The most common phrase I hear is, “I need to do estate planning. I just haven’t gotten around to it.” Whether you are creating your estate plan for the first time or your current plan needs a review, you now have a round “TUIT.” With the end of the year upon us, this is the right time to get organized for 2018. Having your plan in place brings peace of mind for you and it provides protection for your family when you become ill or die. Here are the key points to consider:
ESTABLISH A PLAN
Don’t have a Will or Trust? No problem. The State of California has decided everything for you. The court will act on your incapacity and the California Probate Code has decided who gets what when you pass away- at a high cost. If this is okay with you, take a beach day. If you prefer to make your own decisions about your future and your hard-earned assets, you will want to read on.
If you have a home, children, or bank account you should have an estate plan. That includes just about any person age 18 and older. If you want to decide who will handle your money if you become unable to pay your bills or provide for yourself, you must have a Durable Power of Attorney. Do you want to decide who receives your assets when you die? You will need a Will. If you want to avoid the court publicly supervising the disbursement of your cash and property, you must have a trust. Do you want to make your own decisions about life support? That will require an Advanced Health Care Directive. If this seems burdensome, these documents can be drafted by an experienced estate planning attorney in a few weeks. Once you have your wishes in place, you can enjoy life free from worry about illness and death. We will all face the end of our life. That fact does not have to incite fear or stress. Outline your wishes in an organized plan, protect your legacy, and avoid expensive probate fees.
REVIEW YOUR EXISTING PLAN
Estate planning is not a single event. Our lives are in constant change, therefore planning your estate is a continuing process. These events require a further look at your existing documents:
Changes in Assets– Have you bought or sold a home or investment property? Your real estate should be held in trust or another entity as further discussed with your estate planning attorney. If you have refinanced your home, you will want to confirm that your home is still titled in the name of your trust. If you have established a partnership, corporation, or LLC, you’ll want to pass your business interest on to your loved ones. Have you opened new bank accounts or life insurance policies? Have you named primary and secondary beneficiaries? Your estate attorney should review this with you.
Changes in Health– Have you or your spouse been diagnosed with an illness? Has your doctor mentioned memory loss? Do you have an illness that will cause extended hospitalization?
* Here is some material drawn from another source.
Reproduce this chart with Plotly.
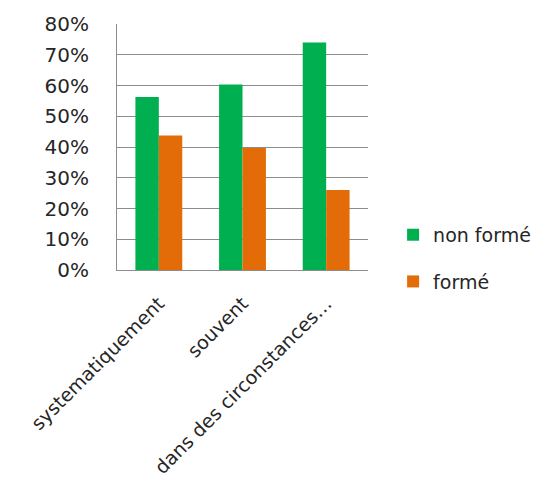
import plotly.graph_objects as go

categories = ["systematiquement", "souvent", "dans des circonstances…"]
non_forme = [0.563, 0.603, 0.74]
forme = [0.437, 0.397, 0.26]
series_names = ["non formé", "formé"]
y_ticks = [0, 0.1, 0.2, 0.3, 0.4, 0.5, 0.6, 0.7, 0.8]

FONT = "DejaVu Sans"
TXT = "#262626"

fig = go.Figure()
fig.add_trace(go.Bar(x=categories, y=non_forme, name=series_names[0],
                     marker=dict(color="#00B050", line=dict(width=0)),
                     legendgroup="a"))
fig.add_trace(go.Bar(x=categories, y=forme, name=series_names[1],
                     marker=dict(color="#E36C09", line=dict(width=0)),
                     legendgroup="b"))

fig.update_layout(
    width=539, height=478,
    margin=dict(l=109, r=179, t=16, b=216, pad=0, autoexpand=False),
    paper_bgcolor="white", plot_bgcolor="white",
    barmode="group", bargap=0.44, bargroupgap=0,
    font=dict(family=FONT, size=20, color=TXT),
    showlegend=True,
    legend=dict(x=1.10, y=0.22, xanchor="left", yanchor="top",
                font=dict(family=FONT, size=19, color=TXT),
                traceorder="grouped", tracegroupgap=19,
                bgcolor="rgba(0,0,0,0)"),
    xaxis=dict(tickangle=-45, showline=True, linecolor="#8c8c8c", linewidth=1,
               showgrid=False, ticks="", ticklabelstandoff=14, automargin=False,
               tickfont=dict(family=FONT, size=19, color=TXT)),
    yaxis=dict(range=[0, 0.8], tickvals=y_ticks, tickformat=".0%",
               showline=True, linecolor="#8c8c8c", linewidth=1,
               showgrid=True, gridcolor="#8c8c8c", gridwidth=1,
               zeroline=False, ticks="", ticklabelstandoff=23, automargin=False,
               tickfont=dict(family=FONT, size=20, color=TXT)),
)

fig.write_html("out.html")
A review or update of your powers of attorney is recommended.
Changes in Family– Have you retired? Did you move to a new state? Have you been married or divorced? Have you had a child or a grandchild? Have your children married or divorced? Do your kids or grandkids have special needs? Do they need protection from creditors? If so, you need a review.
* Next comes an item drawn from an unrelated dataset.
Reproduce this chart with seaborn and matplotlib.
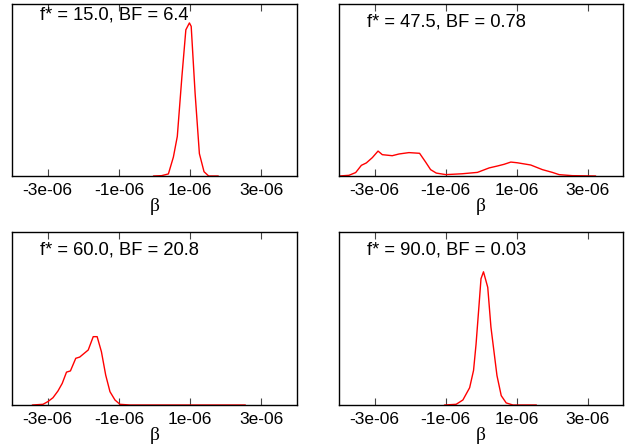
import matplotlib
matplotlib.use("Agg")
import matplotlib.pyplot as plt
import seaborn as sns
import pandas as pd
import numpy as np

# ---- data (beta in units of 1e-6, density in arbitrary units) ----
titles = ["f* = 15.0, BF = 6.4", "f* = 47.5, BF = 0.78",
          "f* = 60.0, BF = 20.8", "f* = 90.0, BF = 0.03"]

beta_a = [-0.03, 0.20, 0.39, 0.53, 0.64, 0.77, 0.88, 0.98, 1.03, 1.14, 1.26, 1.39, 1.52, 1.79]
dens_a = [0.0, 0.002, 0.012, 0.11, 0.23, 0.58, 0.85, 0.89, 0.87, 0.48, 0.13, 0.025, 0.0, 0.0]

beta_b = [-4.0, -3.72, -3.53, -3.37, -3.23, -3.06, -2.90, -2.78, -2.50, -2.31, -2.03, -1.73,
          -1.56, -1.42, -1.26, -0.99, -0.53, -0.10, 0.23, 0.46, 0.65, 0.84, 1.02, 1.40,
          1.73, 2.01, 2.20, 2.57, 3.23]
dens_b = [0.0, 0.004, 0.02, 0.062, 0.076, 0.107, 0.145, 0.124, 0.118, 0.128, 0.136, 0.132,
          0.081, 0.037, 0.017, 0.008, 0.013, 0.021, 0.047, 0.058, 0.068, 0.081, 0.077, 0.064,
          0.037, 0.021, 0.008, 0.002, 0.0]

beta_c = [-3.43, -3.13, -2.99, -2.85, -2.71, -2.59, -2.47, -2.36, -2.21, -2.10, -1.86, -1.72,
          -1.61, -1.49, -1.37, -1.25, -1.11, -0.97, -0.69, 2.55]
dens_c = [0.0, 0.004, 0.02, 0.042, 0.081, 0.125, 0.19, 0.197, 0.27, 0.277, 0.318, 0.395,
          0.395, 0.308, 0.173, 0.077, 0.029, 0.004, 0.0, 0.0]

beta_d = [-1.03, -0.70, -0.51, -0.32, -0.21, -0.14, -0.06, 0.0, 0.07, 0.19, 0.28, 0.45,
          0.57, 0.71, 0.90, 1.56]
dens_d = [0.0, 0.004, 0.029, 0.10, 0.20, 0.35, 0.565, 0.73, 0.77, 0.68, 0.45, 0.17,
          0.054, 0.012, 0.0, 0.0]

tick_vals = [-3e-06, -1e-06, 1e-06, 3e-06]
tick_labels = ["-3e-06", "-1e-06", "1e-06", "3e-06"]

series = [(beta_a, dens_a), (beta_b, dens_b), (beta_c, dens_c), (beta_d, dens_d)]

sns.set_style("ticks")
plt.rcParams["font.family"] = ["Liberation Sans", "DejaVu Sans"]
plt.rcParams["font.size"] = 12
plt.rcParams["text.color"] = "black"
plt.rcParams["axes.labelcolor"] = "black"
plt.rcParams["xtick.color"] = "black"

fig = plt.figure(figsize=(6.29, 4.48), dpi=100)

W, H = 629.0, 448.0
boxes = [(12, 4, 297, 176), (339, 4, 623, 176), (12, 232, 297, 405), (339, 232, 623, 405)]
text_off = [11, 18, 18, 18]

for i, ((x0, y0, x1, y1), (b, d)) in enumerate(zip(boxes, series)):
    ax = fig.add_axes([x0 / W, 1 - y1 / H, (x1 - x0) / W, (y1 - y0) / H])
    df = pd.DataFrame({"beta": np.array(b) * 1e-6, "density": d})
    sns.lineplot(data=df, x="beta", y="density", ax=ax, color="#ff0000",
                 linewidth=1.0, sort=False, estimator=None)
    ax.set_xlim(-4e-6, 4e-6)
    ax.set_ylim(0, 1)
    ax.set_xticks(tick_vals)
    ax.set_xticklabels(tick_labels, fontsize=12.5, color="black")
    ax.set_yticks([])
    ax.tick_params(axis="x", direction="in", length=5, width=0.8, top=True,
                   bottom=True, color="#444444", pad=5)
    for s in ax.spines.values():
        s.set_visible(True)
        s.set_linewidth(1.0)
        s.set_color("black")
    ax.set_ylabel("")
    ax.set_xlabel("β", fontsize=14, family=["Liberation Serif", "DejaVu Serif"],
                  labelpad=0, color="black")
    ax.text(28 / (x1 - x0), 1 - text_off[i] / (y1 - y0), titles[i],
            transform=ax.transAxes, ha="left", va="center", fontsize=13.2, color="black")

fig.savefig("out.png", dpi=100)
Changes in Your Wishes– Do you want to disinherit a family member? Have you given a gift to one child and want to equalize distributions among your kids? Is there a specific item you want to leave to a certain person? Is the person you chose as successor trustee still the most qualified to handle your assets on your incapacity and death? Your estate attorney should review your plan to be sure your wishes are current.
Changes in the Law– Even if you answered no to all the above questions, there have been changes in the law. If your estate plan was signed pre-2000, you are overdue for updates. Does your current plan from 2000 to 2009 use AB Trusts? This may not be necessary with the 2017 federal estate tax exemption at $5.49 million. If you signed your documents in 2010-2012 there have been changes in federal estate taxes, gift taxes, and generation-skipping transfer taxes. Although the Trump administration has proposed to repeal the federal estate tax this remains uncertain at this writing.